Friday, September 7, 2007

I might be irritating.

I know I'm a newbie.

As I obsessively read other IF blogs (which have really helped me maintain my sanity - and has anyone noticed that these blogs (this one not included!) are almost always witty and eloquently written?) I almost feel like I must come across as a real ignoramus, since I have so far been through nothing compared to most. I hope my ramblings here don't come across like a whiney brat who is complaining because hasn't gotten her way immediately. Do I sound like that? If I do, please let me know - while I won't particularly enjoy hearing that, I would rather be told than to continue to write posts that irritate anyone who may stumble across this.

I mean, I'm screaming about paying for medication - how many have read that and thought 'Oh boy, you're yelling about that? Haven't you heard about IVF?' I posted earlier that I've never seen a BFP - I'm sure some might think 'Yeah, would you rather have that and then miscarry? Then you'll have something to complain about!'

I know I have things to be thankful for - but I am still scared, worried, apprehensive... terrified...
I was beside myself the day I started this blog - started it shortly after I knew the last cycle was a bust. I felt, and still feel like there is something wrong with me - just wrong wrong wrong. If I start thinking about it I start to get teary eyed (very embarrassing when you're at the gym - I'm sure people wonder what the hell I could be crying about on a elliptical machine)
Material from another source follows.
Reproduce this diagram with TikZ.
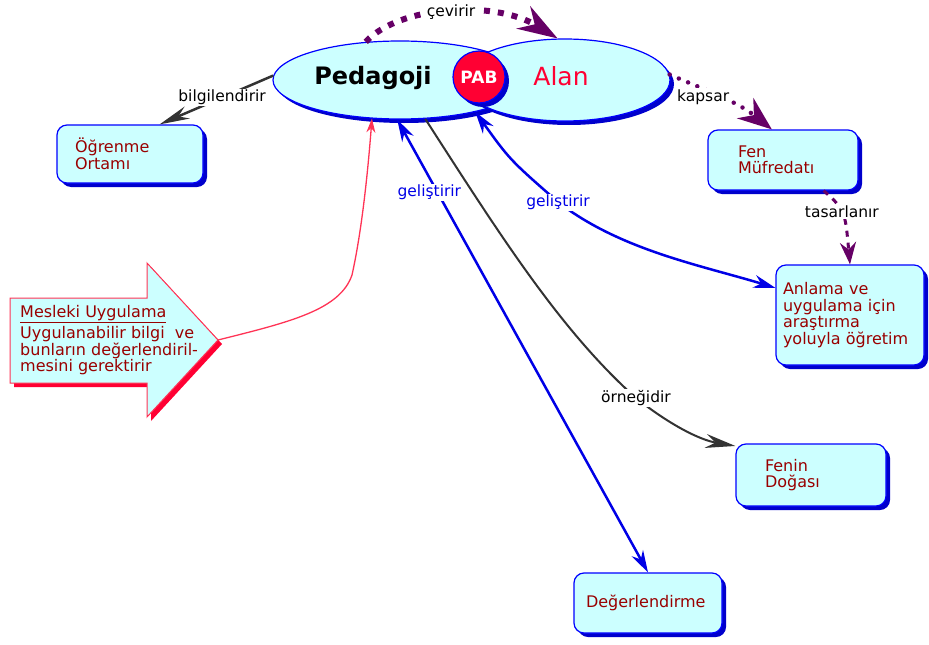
\documentclass[tikz,border=0pt]{standalone}
\usepackage{fontspec}
\setmainfont{DejaVu Sans}
\usetikzlibrary{arrows.meta,shapes.geometric,shadows}
\definecolor{fillcyan}{HTML}{CCFFFF}
\definecolor{lineblue}{HTML}{0000FF}
\definecolor{shadeblue}{HTML}{0000CC}
\definecolor{textred}{HTML}{990000}
\definecolor{alanred}{HTML}{FF0033}
\definecolor{linkpurple}{HTML}{660066}
\definecolor{linkgray}{HTML}{333333}
\definecolor{linkblue}{HTML}{0000E6}
\definecolor{linkred}{HTML}{FF3355}
\newcommand\boxfont{\fontsize{16}{16.5}\selectfont}
\newcommand\lblfont{\fontsize{15.5}{16}\selectfont}

\begin{document}
\begin{tikzpicture}[x=1pt, y=-1pt,
  bshadow/.style={drop shadow={shadow xshift=4pt, shadow yshift=-4pt, fill=shadeblue, opacity=1}},
  blob/.style={ellipse, draw=lineblue, line width=1.2pt, fill=fillcyan, inner sep=0pt, bshadow},
  concept/.style={draw=lineblue, line width=1.2pt, fill=fillcyan, rounded corners=10pt, text=textred, font=\boxfont, align=left, inner ysep=0pt, bshadow},
  lbl/.style={font=\lblfont, text=black, fill=white, inner sep=1pt}]
	\useasboundingbox (0,0) rectangle (929,645);
	\node[blob, minimum width=254pt, minimum height=78pt] (ped) at (400,80) {};
	\node[blob, minimum width=210pt, minimum height=82pt] (alan) at (565,80) {};
	\node[circle, draw=lineblue, line width=1.2pt, fill=alanred, minimum size=52pt, inner sep=0pt, bshadow, text=white, font=\bfseries\fontsize{17}{17}\selectfont] (pab) at (479,77) {PAB};
	\node[font=\bfseries\fontsize{24}{24}\selectfont] (pedtxt) at (373,78) {Pedagoji};
	\node[font=\fontsize{25}{25}\selectfont, text=alanred] (alantxt) at (561,76) {Alan};
	\node[concept, text width=110pt, inner xsep=18pt, minimum height=58pt] (ogr) at (130,154) {Öğrenme\\Ortamı};
	\node[concept, text width=90pt, inner xsep=30pt, minimum height=60pt] (fen) at (783,160) {Fen\\Müfredatı};
	\node[concept, text width=134pt, inner xsep=7pt, minimum height=100pt] (anl) at (850,315) {Anlama ve\\uygulama için\\araştırma\\yoluyla öğretim};
	\node[concept, text width=92pt, inner xsep=29pt, minimum height=62pt] (fnd) at (811,475) {Fenin\\Doğası};
	\node[concept, text width=124pt, inner xsep=12pt, minimum height=60pt] (deg) at (648,603) {Değerlendirme};
	\draw[linkred, line width=1pt, fill=fillcyan, drop shadow={shadow xshift=4pt, shadow yshift=-4pt, fill=alanred, opacity=1}] (10,298) -- (147,298) -- (147,263) -- (218,340) -- (147,417) -- (147,383) -- (10,383) -- cycle;
	\node[anchor=north west, align=left, text=textred, font=\boxfont, inner sep=0pt] (mesl) at (20,305) {\underline{Mesleki Uygulama}\\[3pt]Uygulanabilir bilgi~ ve\\bunların değerlendiril-\\mesini gerektirir};
	\coordinate (mtip) at (218,340);
	\draw[linkpurple, line width=6pt, dash pattern=on 6pt off 8pt, -{Stealth[length=40pt, width=26pt]}] (ped.132) .. controls (400,5) and (495,0) .. (alan.100) node[lbl, midway, inner xsep=6pt] {çevirir};
	\draw[linkpurple, line width=4.5pt, line cap=round, dash pattern=on 0pt off 10pt, -{Stealth[length=34pt, width=26pt]}] (alan.3) .. controls (700,88) and (735,100) .. (fen.110) node[lbl, pos=0.35, yshift=-8pt] {kapsar};
	\draw[linkpurple, line width=3pt, dash pattern=on 6pt off 6pt, -{Stealth[length=22pt, width=16pt]}] (fen.-37) .. controls (845,210) .. (anl.north) node[lbl, pos=0.45] {tasarlanır};
	\draw[linkgray, line width=2.5pt, -{Stealth[length=30pt, width=13pt]}] (ped.178) -- (ogr.45) node[lbl, pos=0.45] {bilgilendirir};
	\draw[linkblue, line width=2.5pt, {Stealth[length=22pt, width=13pt]}-{Stealth[length=22pt, width=13pt]}] (ped.-94) -- (deg.north) node[lbl, text=linkblue, pos=0.16, xshift=-8pt] {geliştirir};
	\draw[linkblue, line width=2.5pt, {Stealth[length=22pt, width=13pt]}-{Stealth[length=22pt, width=13pt]}] (ped.-23) .. controls (510,160) .. (558,202) node[lbl, text=linkblue] {geliştirir} .. controls (620,250) and (700,265) .. (anl.160);
	\draw[linkgray, line width=2pt, -{Stealth[length=30pt, width=14pt]}] (ped.-57) .. controls (500,235) and (560,330) .. (636,398) node[lbl] {örneğidir} .. controls (670,425) and (700,440) .. (fnd.159);
	\draw[linkred, line width=1.3pt, -{Stealth[length=14pt, width=9pt]}] (mtip) .. controls (290,322) and (340,310) .. (352,275) .. controls (362,230) and (368,170) .. (ped.-126);
\end{tikzpicture}
\end{document}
Well, as I was writing the above, the RE's office called.... change in procedure. I guess my bloodwork came back with some interesting results. Not sure what, the nurse did not say, but I am guessing at least creeping LH levels. instead of taking 115 gona.l f tonight and tomorrow and skipping Sunday, I am supposed to skip tonight, then take 100 tomorrow morning, then 75 on Sunday. I also need to take the ganarelli.x. I'll be interested to see what's going on with the marching follies on Monday.

1 comment:

Egged Out said...

Just write how you feel - everyone was a newbie at one point and hoped that their foray into IFLand would be brief and have a happy ending. The first time I gave myself a trigger shot (during a clom.id cycle) I thought I was a hero. I don't even like swallowing pills and I gave myself a shot. Well, 9 months later, I just finished a week of giving myself 3 shots daily. The me of 9 months ago never could have anticipated the me of today who casually gives herself shots in the kitchen while talking to my husband about his day. It's a journey. I hope you have success this cycle and never have to write about trying to pay for ivf. Good luck.